The magazine was founded in 1969 by entrepreneur Sergio Garassini, who had launched the monthly erotic magazine Kent.[1] Garassini appointed Antonio Perria, crime author and former ABC editor who had also worked at L'Unità as a crime reporter, to be the periodical's first editor-in-chief.[2] The graphic illustrator and comics artist Maurizio Bovarini[3] was entrusted with the design of Cronaca,[4] while he also, in the same year, started working as editor at the Italian edition of Hara-Kiri magazine.[5]

Content

The magazine is printed in "low-quality paper" and is sold retail for one euro. An issue typically contains from about a dozen up to fifteen reports ranging from local news to crime, from stories of everyday violence to controversies. It contains columns such as Il Racconto Giallo/Nero (Tales of Yellow/Black)[note 2] with crime stories, or I Misteri del Sesso (The Mysteries of Sex), where readers write in about their sexual problems. Its titles, in "jarring yellows and reds,"[6] are considered by Vice magazine to be "wonderful."[6]

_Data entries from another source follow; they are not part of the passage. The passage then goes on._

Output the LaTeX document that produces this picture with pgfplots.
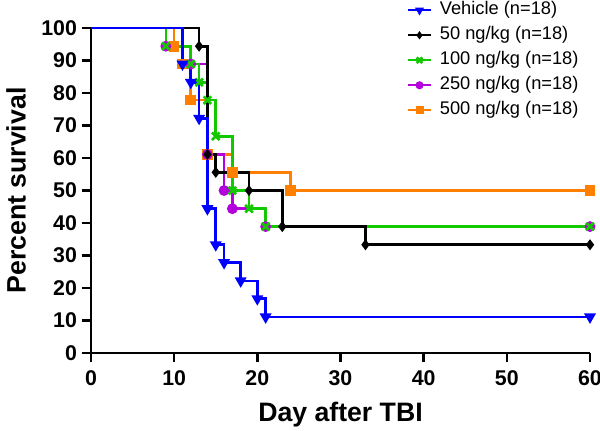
\documentclass[border=0pt]{standalone}
\usepackage{pgfplots}
\pgfplotsset{compat=1.18}
\usepackage{fontspec}
\setmainfont{Liberation Sans}
\definecolor{cveh}{RGB}{0,0,255}
\definecolor{cfifty}{RGB}{0,0,0}
\definecolor{chund}{RGB}{20,200,0}
\definecolor{cpurp}{RGB}{180,0,220}
\definecolor{coran}{RGB}{255,128,0}
\begin{document}
\begin{tikzpicture}
\begin{axis}[
  name=main,
  scale only axis,
  width=374.25pt, height=243.75pt,
  xmin=0, xmax=60, ymin=0, ymax=100,
  axis lines=left,
  axis line style={line width=2pt, -},
  xtick={0,10,...,60}, ytick={0,10,...,100},
  tick align=outside,
  major tick length=7pt,
  tick style={line width=2pt, black},
  /pgf/number format/assume math mode=true,
  ticklabel style={font=\bfseries\fontsize{16}{16}\selectfont},
  xticklabel style={yshift=-3pt},
  xlabel={\bfseries Day after TBI},
  ylabel={\bfseries Percent survival},
  label style={font=\bfseries\fontsize{20}{20}\selectfont},
  xlabel style={at={(axis description cs:0.5,-0.212)}, anchor=base},
  ylabel style={at={(axis description cs:-0.150,0.5)}, anchor=center},
  clip=false,
  reverse legend,
  legend cell align=left,
  legend image code/.code={\draw[sharp plot, mark indices={2}, line width=1.5pt, every mark/.append style={scale=0.75}] plot coordinates {(0cm,0cm) (0.3cm,0cm) (0.6cm,0cm)};},
  legend style={draw=none, fill=none, inner sep=0pt,
    at={(rel axis cs:0.633,1)}, anchor=north west, yshift=20.25pt,
    font=\fontsize{13.7}{16}\selectfont,
    nodes={inner sep=0pt, text height=10pt, text depth=3.5pt},
    row sep=5.25pt,
    /tikz/every odd column/.append style={column sep=6pt}},
  every axis plot/.append style={line width=2pt, const plot},
  mark indices={2,...,30},
]
% 500 ng/kg
\addplot[coran, mark=square*, mark size=3pt] coordinates {
(0,100)(10,94.4)(11,88.9)(12,77.8)(14,61.1)(17,55.6)(24,50)(60,50)};
% 250 ng/kg
\addplot[cpurp, mark=*, mark size=3pt] coordinates {
(0,100)(9,94.4)(12,88.9)(14,61.1)(16,50)(17,44.4)(21,38.9)(60,38.9)};
% 100 ng/kg
\addplot[chund, mark=x, mark size=4pt, mark options={line width=2pt}] coordinates {
(0,100)(9,94.4)(12,88.9)(13,83.3)(14,77.8)(15,66.7)(17,50)(19,44.4)(21,38.9)(60,38.9)};
% 50 ng/kg
\addplot[cfifty, mark=diamond*, mark size=2.5pt] coordinates {
(0,100)(13,94.4)(14,61.1)(15,55.6)(19,50)(23,38.9)(33,33.3)(60,33.3)};
% Vehicle
\addplot[cveh, mark=triangle*, mark size=3.2pt, mark options={rotate=180}] coordinates {
(0,100)(11,88.9)(12,83.3)(13,72.2)(14,44.4)(15,33.3)(16,27.8)(18,22.2)(20,16.7)(21,11.1)(60,11.1)};
\legend{500 ng/kg (n=18),250 ng/kg (n=18),100 ng/kg (n=18),50 ng/kg (n=18),Vehicle (n=18)}
\end{axis}
\pgfresetboundingbox
\path[use as bounding box] ([xshift=-68.25pt,yshift=-57.75pt]main.south west) rectangle ([xshift=7.5pt,yshift=21pt]main.north east);
\end{tikzpicture}
\end{document}
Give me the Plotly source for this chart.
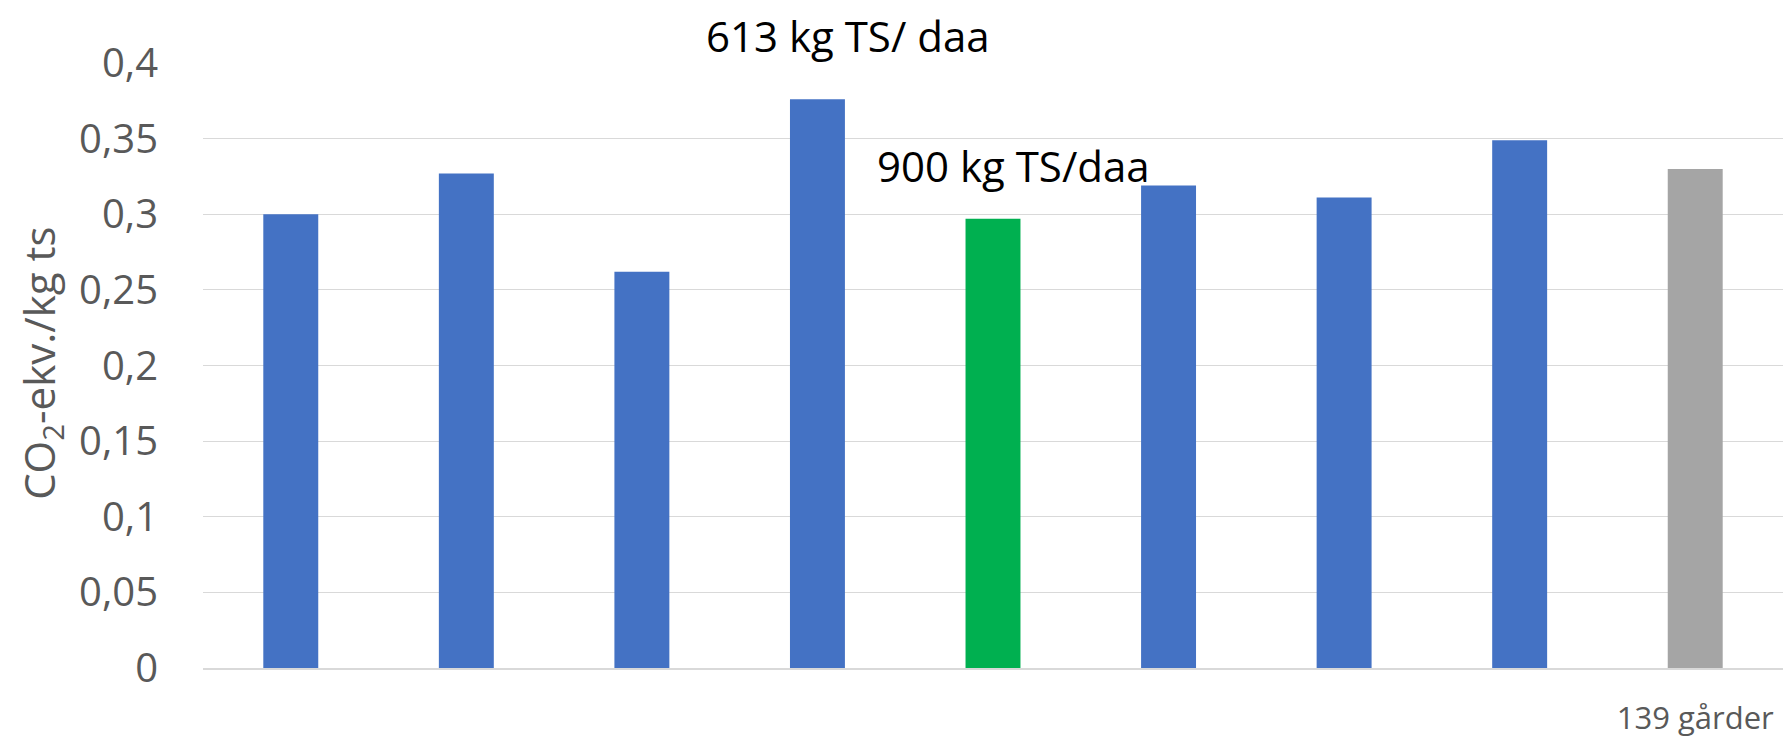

Cronaca Vera is considered "a lurid tabloid" by some critics,[7] although its covers are for others "unmissable",[8] while for the mayoralty of Ribera, Agrigento, the magazine is "prestigious."[9]

Popularity

In the mid-1970s, Cronaca was selling approximately 600 thousand issues every week. Editor-in-chief Giuseppe Biselli contends that the magazine receives "approximately 20,000 letters" from readers every year.[4] He agrees with the finding that it is the most popular publication among prison inmates.[4]

See also

Notes

  1. The title reads: "She risked freezing to death for having excited a shy man from the valley - Beauful skier caught in the bear trap of the forester in love"
  2. The word giallo in Italian signifies not just the color yellow but also mystery fiction and thrillers. See Giallo.